A Writer’s Trip

Michael Pollan discusses his career and new book on psychedelics

Writer Michael Pollan’s interests
are getting smaller—but infinitely more expansive.

Best known for his writing on food and sustainable agriculture, Pollan began his career as a gardening writer with his acclaimed Botany of Desire in 2001. He struck literary gold again with The Omnivore’s Dilemma in 2006.

His latest work, How to Change Your Mind: What the New Science of Psychedelics Teaches Us About Consciousness, Dying, Addiction, Depression, and Transcendence, is due out May 15 and may seem like a departure for a man the New York Times‘ called the “designated repository for the nation’s food conscience.” But Pollan says his latest inquiry follows a certain logic he’s traced over his career.

“There is an organic progression from one subject to the other,” he says. “To me, it’s been about our engagement with other species and nature in general, but I tend to be more interested in how we interact with nature instead of simply observing it. Being in nature is a reciprocal activity.”

Pollan says food is an important part of that reciprocal relationship, but so is the universal quest for altered states of consciousness, something every culture except the Inuit share. Powerful substances in the minds of people is one way cultures evolve, he says. “I don’t think we necessarily think about that as our relationship with nature, but I think it is.”

Pollan says immersion in his subjects and writing about them is another hallmark of his work. That’s no exception in his latest book. That’s right.

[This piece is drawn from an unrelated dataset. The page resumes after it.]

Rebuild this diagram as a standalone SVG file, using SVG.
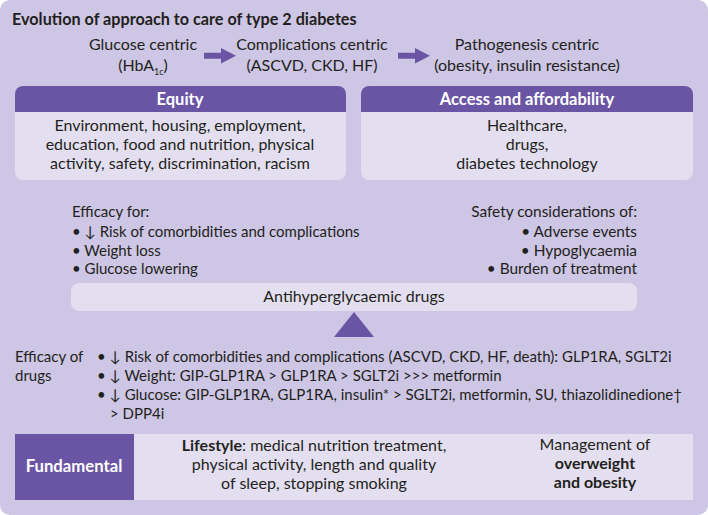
<svg xmlns="http://www.w3.org/2000/svg" width="708" height="515" viewBox="0 0 708 515">
<style>
text{font-family:Lato,"Liberation Sans",sans-serif;fill:#231f20;font-size:15px}
.c{text-anchor:middle}
.r{text-anchor:end}
.b{font-weight:bold}
.w{fill:#ffffff;font-weight:bold;font-size:16.5px}
.big{font-size:16px}
.s{font-size:15.4px}
.light{fill:#e3dff0}
.dark{fill:#6a55a5}
</style>
<rect x="0" y="0" width="708" height="515" rx="10" fill="#cdc6e4"/>
<text x="12" y="25" class="b" style="font-size:16.2px">Evolution of approach to care of type 2 diabetes</text>

<g id="glucose-centric">
<text x="143" y="50" class="c big">Glucose centric</text>
<text x="143" y="71" class="c big">(HbA<tspan style="font-size:9px" dy="4">1c</tspan><tspan dy="-4">)</tspan></text>
</g>
<g id="complications-centric">
<text x="312" y="50" class="c big">Complications centric</text>
<text x="312" y="71" class="c big">(ASCVD, CKD, HF)</text>
</g>
<g id="pathogenesis-centric">
<text x="527" y="50" class="c big">Pathogenesis centric</text>
<text x="527" y="71" class="c big">(obesity, insulin resistance)</text>
</g>

<g id="connectors" fill="#6a55a5" stroke="none">
<path d="M204,52.7 H221 V48 L236,55.7 L221,63.4 V58.7 H204 z"/>
<path d="M398,52.7 H415 V48 L430,55.7 L415,63.4 V58.7 H398 z"/>
<path d="M476,467 L491,459 V465 H505 V459 L520,467 L505,475 V469 H491 V475 z"/>
<path d="M354,312 L374,337 L334,337 z"/>
</g>

<g id="equity">
<rect x="15" y="86" width="331" height="94" rx="8" class="light"/>
<path d="M23,86 H338 A8,8 0 0 1 346,94 V112 H15 V94 A8,8 0 0 1 23,86 z" class="dark"/>
<text x="180" y="105" class="c w">Equity</text>
<text x="180" y="131" class="c big">Environment, housing, employment,</text>
<text x="180" y="150" class="c big">education, food and nutrition, physical</text>
<text x="180" y="169" class="c big">activity, safety, discrimination, racism</text>
</g>

<g id="access">
<rect x="361" y="86" width="332" height="94" rx="8" class="light"/>
<path d="M369,86 H685 A8,8 0 0 1 693,94 V112 H361 V94 A8,8 0 0 1 369,86 z" class="dark"/>
<text x="527" y="105" class="c w">Access and affordability</text>
<text x="527" y="131" class="c big">Healthcare,</text>
<text x="527" y="150" class="c big">drugs,</text>
<text x="527" y="169" class="c big">diabetes technology</text>
</g>

<g id="efficacy-for">
<text x="72" y="217">Efficacy for:</text>
<text x="72" y="237">• ↓ Risk of comorbidities and complications</text>
<text x="72" y="256">• Weight loss</text>
<text x="72" y="274">• Glucose lowering</text>
</g>

<g id="safety">
<text x="637" y="217" class="r s">Safety considerations of:</text>
<text x="637" y="237" class="r s">• Adverse events</text>
<text x="637" y="256" class="r s">• Hypoglycaemia</text>
<text x="637" y="274" class="r s">• Burden of treatment</text>
</g>

<g id="antihyperglycaemic-drugs">
<rect x="71" y="283" width="566" height="28" rx="8" class="light"/>
<text x="354" y="302" class="c big">Antihyperglycaemic drugs</text>
</g>

<g id="efficacy-of-drugs">
<text x="15" y="362">Efficacy of</text>
<text x="15" y="381">drugs</text>
<text x="97" y="362">• ↓ Risk of comorbidities and complications (ASCVD, CKD, HF, death): GLP1RA, SGLT2i</text>
<text x="97" y="381">• ↓ Weight: GIP-GLP1RA &gt; GLP1RA &gt; SGLT2i &gt;&gt;&gt; metformin</text>
<text x="97" y="400">• ↓ Glucose: GIP-GLP1RA, GLP1RA, insulin* &gt; SGLT2i, metformin, SU, thiazolidinedione†</text>
<text x="110" y="419">&gt; DPP4i</text>
</g>

<g id="fundamental">
<rect x="15" y="434" width="678" height="66" class="light"/>
<rect x="15" y="434" width="119" height="66" class="dark"/>
<text x="74" y="472" class="c w" style="font-size:16.7px">Fundamental</text>
</g>

<g id="lifestyle">
<text x="314" y="451" class="c big"><tspan class="b">Lifestyle</tspan>: medical nutrition treatment,</text>
<text x="314" y="470" class="c big">physical activity, length and quality</text>
<text x="314" y="489" class="c big">of sleep, stopping smoking</text>
</g>

<g id="management">
<text x="595" y="450" class="c big">Management of</text>
<text x="595" y="469" class="c b big">overweight</text>
<text x="595" y="488" class="c b big">and obesity</text>
</g>
</svg>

He dropped acid and writes about it.

Pollan says he missed out on LSD in college, but he has long had an interest in altered states of consciousness, and he became intrigued by medical research in the United States and elsewhere to study the effects of LSD and psilocybin on depression, addiction and other disorders.

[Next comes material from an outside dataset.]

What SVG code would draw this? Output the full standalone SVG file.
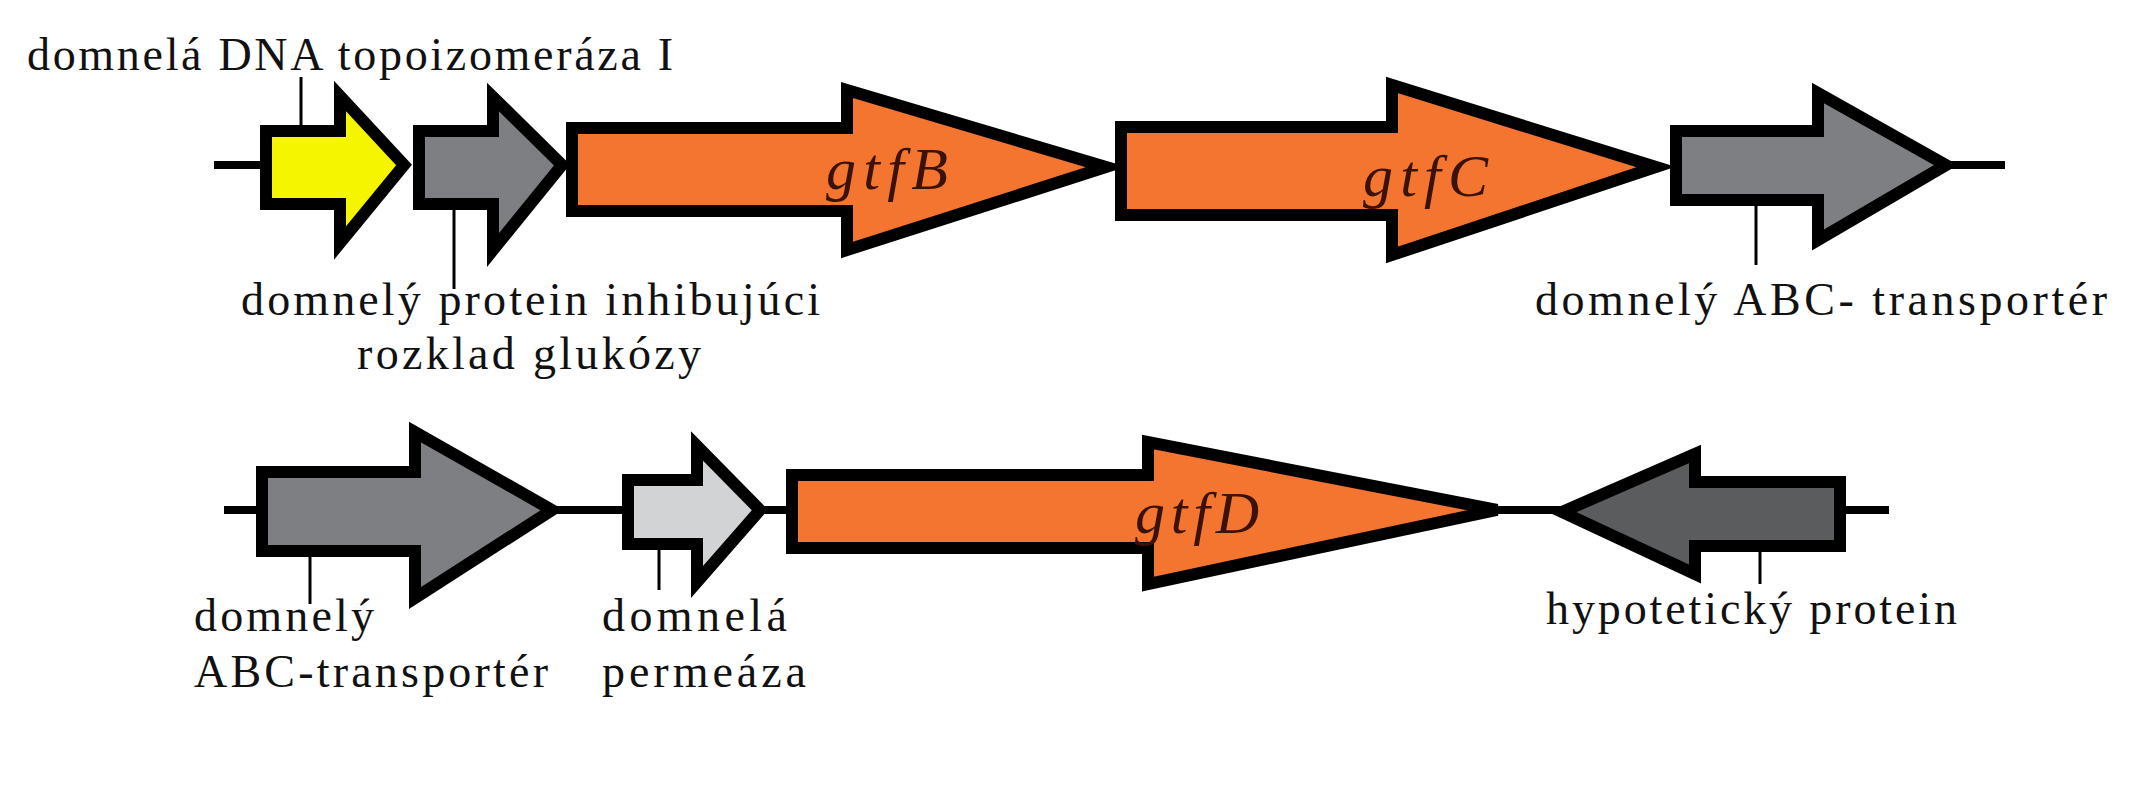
<svg xmlns="http://www.w3.org/2000/svg" width="2132" height="800" viewBox="0 0 2132 800">
<style>
.g{stroke:#000;stroke-width:12;stroke-linejoin:miter}
.bb{stroke:#000;stroke-width:8;fill:none}
.ld{stroke:#000;stroke-width:3;fill:none}
.t{font-family:"Liberation Serif",serif;font-size:46px;fill:#111}
.n{font-family:"Liberation Serif",serif;font-size:60px;font-style:italic;fill:#3a1208}
</style>
<rect width="2132" height="800" fill="#fff"/>
<g id="connectors">
<line class="bb" x1="214" y1="165" x2="270" y2="165"/>
<line class="bb" x1="1940" y1="165" x2="2005" y2="165"/>
<line class="bb" x1="224" y1="510" x2="262" y2="510"/>
<line class="bb" x1="550" y1="510" x2="630" y2="510"/>
<line class="bb" x1="760" y1="510" x2="792" y2="510"/>
<line class="bb" x1="1495" y1="510" x2="1565" y2="510"/>
<line class="bb" x1="1838" y1="510" x2="1889" y2="510"/>
<line class="ld" x1="301" y1="77" x2="301" y2="151"/>
<line class="ld" x1="454" y1="192" x2="454" y2="289"/>
<line class="ld" x1="1756" y1="184" x2="1756" y2="265"/>
<line class="ld" x1="310" y1="539" x2="310" y2="604"/>
<line class="ld" x1="659" y1="529" x2="659" y2="590"/>
<line class="ld" x1="1760" y1="529" x2="1760" y2="584"/>
</g>
<g id="topo"><polygon class="g" fill="#f5f500" points="266,131 340,131 340,96 404,165 340,243 340,204 266,204"/></g>
<g id="inhib"><polygon class="g" fill="#7d7f82" points="419,131 493,131 493,97 562,165 493,250 493,204 419,204"/></g>
<g id="gtfB"><polygon class="g" fill="#f47530" points="572,128 847,128 847,90 1106,167 847,250 847,211 572,211"/><text class="n" x="826" y="189" textLength="122">gtfB</text></g>
<g id="gtfC"><polygon class="g" fill="#f47530" points="1121,127 1392,127 1392,85 1656,167 1392,255 1392,215 1121,215"/><text class="n" x="1363" y="196" textLength="125">gtfC</text></g>
<g id="abc1"><polygon class="g" fill="#7d7f82" points="1676,131 1818,131 1818,93 1946,165 1818,240 1818,200 1676,200"/></g>
<g id="abc2"><polygon class="g" fill="#7d7f82" points="262,472 415,472 415,432 552,510 415,598 415,551 262,551"/></g>
<g id="perm"><polygon class="g" fill="#d2d3d4" points="628,480 697,480 697,446 760,510 697,582 697,544 628,544"/></g>
<g id="gtfD"><polygon class="g" fill="#f47530" points="792,475 1148,475 1148,442 1497,510 1148,584 1148,548 792,548"/><text class="n" x="1135" y="533" textLength="124">gtfD</text></g>
<g id="hypo"><polygon class="g" fill="#5a5c5e" points="1840,482 1695,482 1695,454 1562,512 1695,574 1695,546 1840,546"/></g>
<g id="labels">
<text class="t" x="27" y="70" textLength="646">domnelá DNA topoizomeráza I</text>
<text class="t" x="241" y="315" textLength="579">domnelý protein inhibujúci</text>
<text class="t" x="357" y="369" textLength="344">rozklad glukózy</text>
<text class="t" x="1535" y="315" textLength="572">domnelý ABC- transportér</text>
<text class="t" x="194" y="631" textLength="180">domnelý</text>
<text class="t" x="194" y="687" textLength="354">ABC-transportér</text>
<text class="t" x="602" y="631" textLength="185">domnelá</text>
<text class="t" x="602" y="687" textLength="204">permeáza</text>
<text class="t" x="1546" y="624" textLength="411">hypotetický protein</text>
</g>
</svg>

Given the promising results, Pollan says that within the next five years these drugs “may enter the toolkit” of mental-health therapists. “Social change comes very quickly to this country sometimes,” he says, pointing to gay marriage and the legalization of cannabis.

On a personal level, Pollan says as he approached his 60th birthday he became open to the idea that psychedelics could expand his consciousness and free up ingrained patterns of thought and behavior.

“I started talking to people who had these experience in clinical trials and became very interested in how people’s worldviews actually shifted in the course of a single experience. I was at point in life where I was open to that.”

In the end, he says researching the book was the most interesting experience he’s had as a writer, and the most challenging.